In other words: According to the needs which we wish to satisfy, we should select our goals from the corresponding hierarchical level. What sounds so simple and logical is however frequently a cause of disappointment in our personal development: Needs and objectives don’t correspond but often even contradict each other in a flagrant way.

The pyramid as a symbol of human development

We can compare a person‘s development, as has already been touched on, by using as a model the construction of a high pyramid. There are an astonishing number of common features:

 

the pyramid as a symbol of human development

Figure 1: The pyramid of personal development

The pyramid represents the sense of harmony and unity within ourselves and with the environment to which we aspire. The individual building blocks of the pyramid are lessons we have already successfully completed, i.e. the ability we have already learned of how to live the basic rights of existence. As soon as the top of the pyramid has been built to the necessary height and the whole structure has been cleanly rendered the highest goal can be said to have been reached: The respective person is then in perpetual harmony with himself and his environment.

Substitute dealings

If we consider the effort which drives certain people to feel the abovementioned feeling of happiness, if only briefly, it becomes clear that many of us – probably for a long time - have been searching for ways of achieving perpetual inner harmony, that is the top level of our needs. Here is just a small selection of the ways which are undertaken:
  • Overcoming the fear of death: People subject themselves to great danger in order to feel for a brief moment the indescribable feeling of happiness after surviving the situation. Thereby it is not usually very important whether this risk of death was objectively or only subjectively present. Examples of such activities are free climbing up a rock face (without safety gear), ski descents over vertical rock faces, diving into unknown water from a great height, white-water canoeing, boat trips over waterfalls, bungy-­jumping, trips on certain types of ride in pleasure parks, as well as the playing of certain computer games.
  • Achieving high performance levels: To be the first, the best, the fastest or the most beautiful, in whatever we have done or are still doing, also leads – at least for a short time – to a feeling of happiness of the sort «I am the greatest or the best». In these activities the public often plays an important role. It is at best necessary to be able to see the respective person so as to be able to identify with him. In this way part of this brief feeling of happiness is also transferred to the spectators. Examples: Top sporting events of all kinds, Miss World or similar competitions, Guinness Book of Records etc.

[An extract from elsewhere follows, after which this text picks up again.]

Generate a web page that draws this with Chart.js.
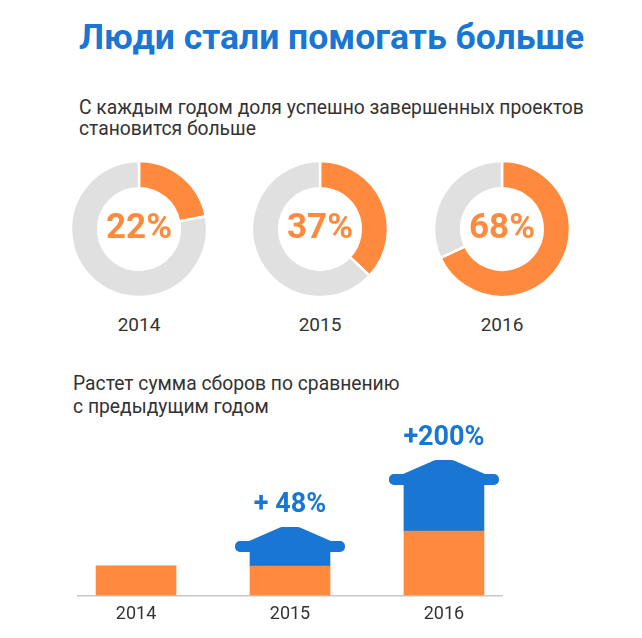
<!DOCTYPE html>
<html lang="ru">
<head>
<meta charset="utf-8">
<title>Люди стали помогать больше</title>
<script src="https://cdn.jsdelivr.net/npm/chart.js@4.4.1/dist/chart.umd.min.js"></script>
<style>
  html, body { margin: 0; padding: 0; background: #fff; }
  body { width: 642px; height: 638px; position: relative; overflow: hidden; font-family: Roboto, 'Noto Sans', sans-serif; color: #333; }
  .title { position: absolute; left: 79px; top: 17px; font-size: 35.5px; line-height: 40px; font-weight: 700; color: #1976D2; white-space: nowrap; }
  .lead { position: absolute; left: 79px; font-size: 19.3px; line-height: 21px; white-space: nowrap; }
  .donut { position: absolute; width: 150px; height: 150px; }
  .year { position: absolute; width: 120px; text-align: center; font-size: 19px; line-height: 22px; }
  #barBox { position: absolute; left: 0; top: 415px; width: 642px; height: 225px; }
</style>
</head>
<body>
<div class="title">Люди стали помогать больше</div>
<div class="lead" style="top:97px">С каждым годом доля успешно завершенных проектов<br>становится больше</div>
<div class="lead" style="left:73px;top:372px;line-height:23px">Растет сумма сборов по сравнению<br>с предыдущим годом</div>
<div id="barBox"><canvas id="bars"></canvas></div>
<script>
// доля успешно завершенных проектов, %
const years = ['2014', '2015', '2016'];
const shares = [22, 37, 68];
// сумма сборов: уровень прошлого года (оранжевый) и прирост (синий), 2014 = 100
const baseSums = [100, 100, 220];
const growthSums = [0, 48, 157];
const growthLabels = ['', '+ 48%', '+200%'];

const ORANGE = '#FF8A3D';
const GRAY = '#E0E0E0';
const BLUE = '#1976D2';

// Percent in the middle of each doughnut
const centerText = {
  id: 'centerText',
  afterDraw(chart, args, opts) {
    const arc = chart.getDatasetMeta(0).data[0];
    const ctx = chart.ctx;
    ctx.save();
    ctx.font = '700 35px Roboto';
    ctx.fillStyle = ORANGE;
    ctx.textAlign = 'center';
    ctx.textBaseline = 'middle';
    ctx.fillText(opts.text, arc.x, arc.y);
    ctx.restore();
  }
};

// Arrow head on top of the growth bars + label above
const arrowHeads = {
  id: 'arrowHeads',
  afterDatasetsDraw(chart, args, opts) {
    const ctx = chart.ctx;
    const meta = chart.getDatasetMeta(1);
    meta.data.forEach((bar, i) => {
      if (!growthSums[i]) return;
      const cx = bar.x, yb = bar.y;
      const hw = 55, lip = 11, h = 25, peak = 8, r = 5, edge = 40;
      ctx.save();
      ctx.fillStyle = BLUE;
      ctx.strokeStyle = BLUE;
      ctx.lineWidth = r * 2;
      ctx.lineJoin = 'round';
      ctx.beginPath();
      ctx.moveTo(cx - hw + r, yb - r);
      ctx.lineTo(cx - hw + r, yb - lip + r);
      ctx.lineTo(cx - edge, yb - lip + r);
      ctx.lineTo(cx - peak, yb - h + r);
      ctx.lineTo(cx + peak, yb - h + r);
      ctx.lineTo(cx + edge, yb - lip + r);
      ctx.lineTo(cx + hw - r, yb - lip + r);
      ctx.lineTo(cx + hw - r, yb - r);
      ctx.closePath();
      ctx.fill();
      ctx.stroke();
      ctx.font = '700 27px Roboto';
      ctx.textAlign = 'center';
      ctx.textBaseline = 'middle';
      ctx.fillText(opts.labels[i], cx, yb - h - 22);
      ctx.restore();
    });
  }
};

// Doughnuts
const donutCenters = [139, 320, 502];
years.forEach((year, i) => {
  const box = document.createElement('div');
  box.className = 'donut';
  box.style.left = (donutCenters[i] - 75) + 'px';
  box.style.top = '154px';
  const canvas = document.createElement('canvas');
  box.appendChild(canvas);
  document.body.appendChild(box);

  const label = document.createElement('div');
  label.className = 'year';
  label.textContent = year;
  label.style.left = (donutCenters[i] - 60) + 'px';
  label.style.top = '314px';
  document.body.appendChild(label);

  new Chart(canvas, {
    type: 'doughnut',
    data: {
      labels: ['Завершены успешно', 'Остальные'],
      datasets: [{
        data: [shares[i], 100 - shares[i]],
        backgroundColor: [ORANGE, GRAY],
        borderColor: '#fff',
        borderWidth: 2.5,
      }],
    },
    options: {
      responsive: true,
      maintainAspectRatio: false,
      animation: false,
      events: [],
      radius: 68,
      cutout: '60%',
      plugins: {
        legend: { display: false },
        tooltip: { enabled: false },
        centerText: { text: shares[i] + '%' },
      },
    },
    plugins: [centerText],
  });
});

// Bars
new Chart(document.getElementById('bars'), {
  type: 'bar',
  data: {
    datasets: [{
      label: 'Уровень прошлого года',
      data: baseSums.map((v, i) => ({ x: i, y: v })),
      backgroundColor: ORANGE,
      barThickness: 80,
    }, {
      label: 'Рост',
      data: growthSums.map((v, i) => ({ x: i, y: v })),
      backgroundColor: BLUE,
      barThickness: 80,
    }],
  },
  options: {
    responsive: true,
    maintainAspectRatio: false,
    animation: false,
    events: [],
    layout: { padding: { left: 78, right: 140, top: 0, bottom: 7 } },
    plugins: {
      legend: { display: false },
      tooltip: { enabled: false },
      arrowHeads: { labels: growthLabels },
    },
    scales: {
      x: {
        type: 'linear',
        min: -0.377,
        max: 2.377,
        offset: false,
        stacked: true,
        grid: { display: false, drawTicks: false, offset: false },
        border: { display: true, color: '#c8c8c8', width: 1.5 },
        ticks: {
          stepSize: 1,
          includeBounds: false,
          autoSkip: false,
          maxRotation: 0,
          padding: 8,
          color: '#333',
          font: { family: 'Roboto', size: 18 },
          callback: (v) => years[v] ?? '',
        },
      },
      y: { display: false, stacked: true, min: 0, max: 616 },
    },
  },
  plugins: [arrowHeads],
});
</script>
</body>
</html>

As can be seen from the above examples, very many of us are – as a rule unconsciously – looking for ways of achieving personal harmony, the top step in the priority list of human needs. Something draws us, we want to «find ourselves», «experience something» often without really knowing ourselves what we mean by this.

Advertising responds to our needs

In no other branch of industry are the needs of human beings so intensively investigated than in advertising. If it is known what the potential consumer group which purchases a given product or service really strives for, where these people set their highest priorities, it is possible to respond exactly to these needs in the advertising and hence earn lots of money!

The striving for harmony and happiness, for a life spent in love and peace is therefore frequently exploited in advertising: First we see a suffering person who has an affliction, an illness or a problem, then a product (pill, ointment, food, drink, car, washing powder, software, computer, telephone, holiday place etc.) and finally we see the same person who – thanks to the use of the product shown - is happy. Often too the happy person is shown together with the product. Just try sometime to deliberately observe how frequently the advertising messages are set up in this way regardless of the product on offer.